Abandon Text!

W. H. Auden once said: "Poems are not finished; they are abandoned." I have been abandoning writing projects for many years, since only the pressure of deadline and high expectations ever got me to finish, or even start, anything of merit. This blog is an attempt to create a more consistent, self-directed writing habit. Hopefully a direction and voice will emerge.

Tuesday, July 04, 2006

An AP vignette

This weekend, while Janet and I were outside with Malcolm at my parent's farm in Brevard, my older son Aidan was inside with his grandparents. He had been kicking around quietly on his own, when he noticed that his Opa was asleep in his recliner. He quietly snuck up beside him, climbed up on the couch beside the chair, and leapt full onto Opa's stomach. Instead of the reaction he expected (surprise, a rough-house smile, perhaps), he was violently thrown aside and roundly cursed by both his grandfather and grandmother at the same time. He slunk off downstairs in tears, knowing he had somehow blown it, and not knowing what to do.

Once Granny and Opa had regained their composure, they knew that Aidan hadn't meant any harm and were sorry to leave him in such a state. I went downstairs and lay on the bed with a Aidan for a while and talked with him. He knew that he had done the wrong thing ("I was getting kind of wild, and when that happens I don't always think well," he said) and he could accept that Opa was right to be upset . . . but I couldn't for the life of me convince him that Opa had forgiven him. Thirty minutes of discussion, conjoling, prodding, and assumptive closing could not get him to come upstairs for dinner.

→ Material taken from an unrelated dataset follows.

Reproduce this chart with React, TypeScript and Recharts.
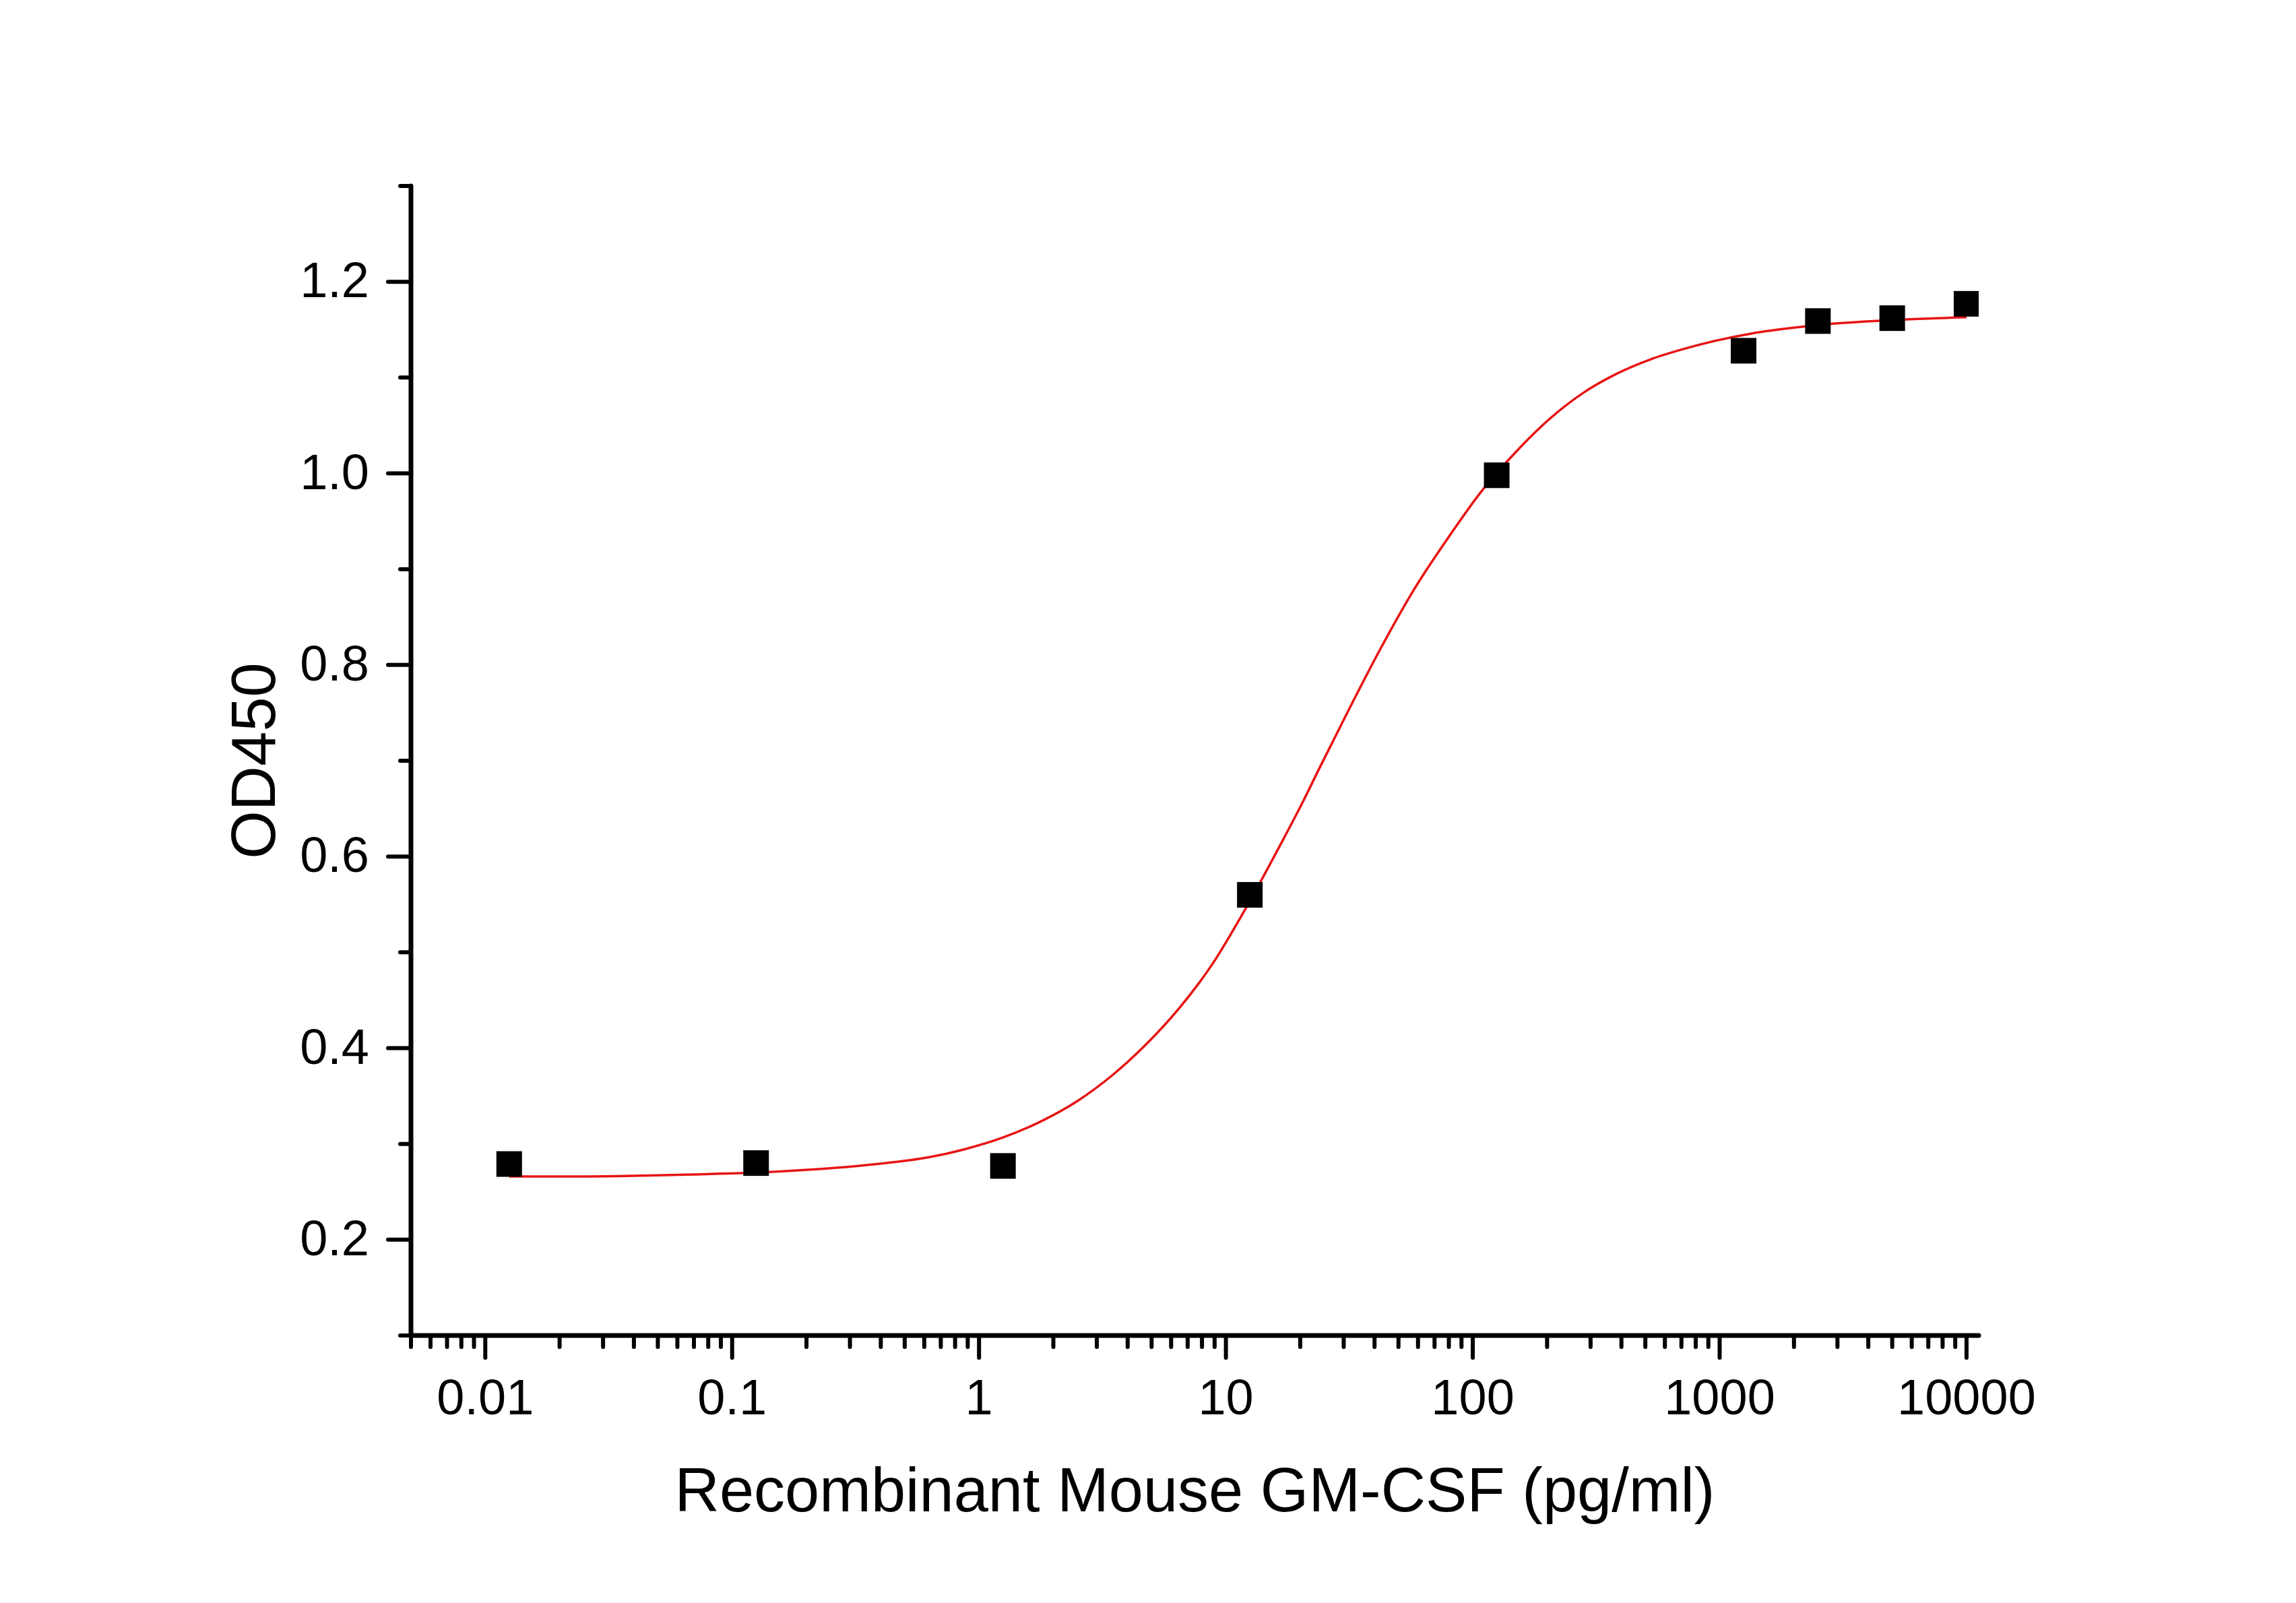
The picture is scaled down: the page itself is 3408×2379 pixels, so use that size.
import { ComposedChart, Line, Scatter, XAxis, YAxis, Label } from 'recharts'

const FONT = '"Liberation Sans", Arial, sans-serif'

// measured standards (pg/ml) and their OD450 readings
const DOSES = [0.0125, 0.125, 1.25, 12.5, 125, 1250, 2500, 5000, 10000]
const OD450 = [0.279, 0.28, 0.277, 0.56, 0.998, 1.128, 1.159, 1.162, 1.177]

// fitted 4PL curve, sampled along the concentration axis
const FIT_X = [
  0.0125, 0.0265, 0.0465, 0.0662, 0.125, 0.203, 0.386, 0.625, 0.862, 1.26, 1.83, 2.51, 3.44,
  4.71, 6.44, 8.83, 12.1, 16.6, 20.4, 23.9, 31, 42.5, 58.2, 79.6, 109, 149, 205, 280, 383, 525,
  719, 984, 1349, 1845, 2529, 5047, 10000,
]
const FIT_Y = [
  0.266, 0.266, 0.267, 0.268, 0.27, 0.273, 0.279, 0.286, 0.294, 0.307, 0.325, 0.345, 0.371,
  0.403, 0.441, 0.488, 0.547, 0.612, 0.656, 0.692, 0.75, 0.818, 0.88, 0.933, 0.982, 1.022, 1.057,
  1.084, 1.104, 1.119, 1.13, 1.139, 1.146, 1.151, 1.155, 1.16, 1.163,
]

const X_MAJOR = [0.01, 0.1, 1, 10, 100, 1000, 10000]
const X_MAJOR_LABELS = ['0.01', '0.1', '1', '10', '100', '1000', '10000']
const X_FIRST_MINOR = [0.005, 0.006, 0.007, 0.008, 0.009]
const MINOR_STEPS = [2, 3, 4, 5, 6, 7, 8, 9]

const Y_TICKS = [0.1, 0.2, 0.3, 0.4, 0.5, 0.6, 0.7, 0.8, 0.9, 1.0, 1.1, 1.2, 1.3]
const Y_TICK_LABELS = ['', '0.2', '', '0.4', '', '0.6', '', '0.8', '', '1.0', '', '1.2', '']

const points = DOSES.map((x, i) => ({ x, y: OD450[i] }))
const fit = FIT_X.map((x, i) => ({ x, y: FIT_Y[i] }))

const xTicks = [
  ...X_FIRST_MINOR,
  ...X_MAJOR,
  ...X_MAJOR.slice(0, -1).flatMap(d => MINOR_STEPS.map(m => d * m)),
].sort((a, b) => a - b)

function XTick(props: any) {
  const { x, y, payload } = props
  const i = X_MAJOR.indexOf(payload.value)
  const major = i >= 0
  return (
    <g>
      <line x1={x} x2={x} y1={y} y2={y + (major ? 33 : 17)} stroke="#000" strokeWidth={6} strokeLinecap="round" />
      {major && (
        <text x={x} y={y + 117} textAnchor="middle" fontSize={74} fontFamily={FONT} fill="#000">
          {X_MAJOR_LABELS[i]}
        </text>
      )}
    </g>
  )
}

function YTick(props: any) {
  const { x, y, payload } = props
  const i = Y_TICKS.findIndex(v => Math.abs(v - payload.value) < 1e-9)
  const label = Y_TICK_LABELS[i] ?? ''
  const major = label !== ''
  return (
    <g>
      <line x1={x} x2={x - (major ? 34 : 16)} y1={y} y2={y} stroke="#000" strokeWidth={6} strokeLinecap="round" />
      {major && (
        <text x={x - 62} y={y + 23} textAnchor="end" fontSize={74} fontFamily={FONT} fill="#000">
          {label}
        </text>
      )}
    </g>
  )
}

function XTitle(props: any) {
  const vb = props.viewBox ?? { x: 610, y: 1982, width: 2327, height: 300 }
  return (
    <text x={vb.x + vb.width / 2} y={vb.y + 261} textAnchor="middle" fontSize={92} fontFamily={FONT} fill="#000">
      Recombinant Mouse GM-CSF (pg/ml)
    </text>
  )
}

function YTitle(props: any) {
  const vb = props.viewBox ?? { x: 310, y: 276, width: 300, height: 1706 }
  const cx = vb.x + vb.width - 202
  const cy = vb.y + vb.height / 2
  return (
    <text x={cx} y={cy} transform={`rotate(-90, ${cx}, ${cy})`} textAnchor="middle" fontSize={92} fontFamily={FONT} fill="#000">
      OD450
    </text>
  )
}

function SquareDot(props: any) {
  const { cx, cy } = props
  return <rect x={cx - 19} y={cy - 19} width={38} height={38} fill="#000" />
}

export default function App() {
  return (
    <div style={{ position: 'absolute', left: 0, top: 0, background: '#fff' }}>
      <ComposedChart width={3408} height={2379} margin={{ top: 276, right: 471, bottom: 97, left: 310 }}>
        <XAxis
          dataKey="x"
          type="number"
          scale="log"
          domain={[0.005, 11200]}
          allowDataOverflow
          ticks={xTicks}
          interval={0}
          tick={<XTick />}
          tickLine={false}
          tickSize={0}
          tickMargin={0}
          height={300}
          axisLine={{ stroke: '#000', strokeWidth: 7, strokeLinecap: 'round' }}
        >
          <Label content={<XTitle />} />
        </XAxis>
        <YAxis
          dataKey="y"
          type="number"
          domain={[0.1, 1.3]}
          allowDataOverflow
          ticks={Y_TICKS}
          interval={0}
          tick={<YTick />}
          tickLine={false}
          tickSize={0}
          tickMargin={0}
          width={300}
          axisLine={{ stroke: '#000', strokeWidth: 7, strokeLinecap: 'round' }}
        >
          <Label content={<YTitle />} />
        </YAxis>
        <Line
          data={fit}
          dataKey="y"
          type="monotone"
          stroke="#e81414"
          strokeWidth={3.5}
          dot={false}
          activeDot={false}
          isAnimationActive={false}
        />
        <Scatter data={points} dataKey="y" fill="#000" shape={<SquareDot />} isAnimationActive={false} />
      </ComposedChart>
    </div>
  )
}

"Opa, maybe if you could just tell Aidan you still love him and its OK to come up, he might come," suggested Janet. Opa marches downstairs, "Hey! Com'on! Stop this nonsense! I'm the one who got hurt, not you! I shouldn't have to come down here to you, you should be coming to me to apologize!" And so on. Not surprisingly, Aidan was not persuaded. Opa marched back upstairs.

Granny goes down and tries her hand. I wish I had heard her approach, because she managed to persuade Aidan to come upstairs and apologize to Opa. "I . . . didn't mean to hurt you," he said. "Of course you didn't," said Opa, gently and matter-of-factly, "and now that's the end of it." And we sat down to dinner. Later Aidan came to me and said, "I did apologize to Opa." "Good!"

As we were loading up the kids to go the next day, Opa came to the car with a sprig of red berries he had plucked from a bush. "I know that he wanted to take some of these home," he said. Aidan was silently thrilled, his face twisting in a mix of emotions. Opa reached into the van, tickled Aidan's chest, and said, "I love you!"

We all drove home happy. Everyone had tried very hard, and somehow, in spite of mistakes on all sides, we arrived at the right place.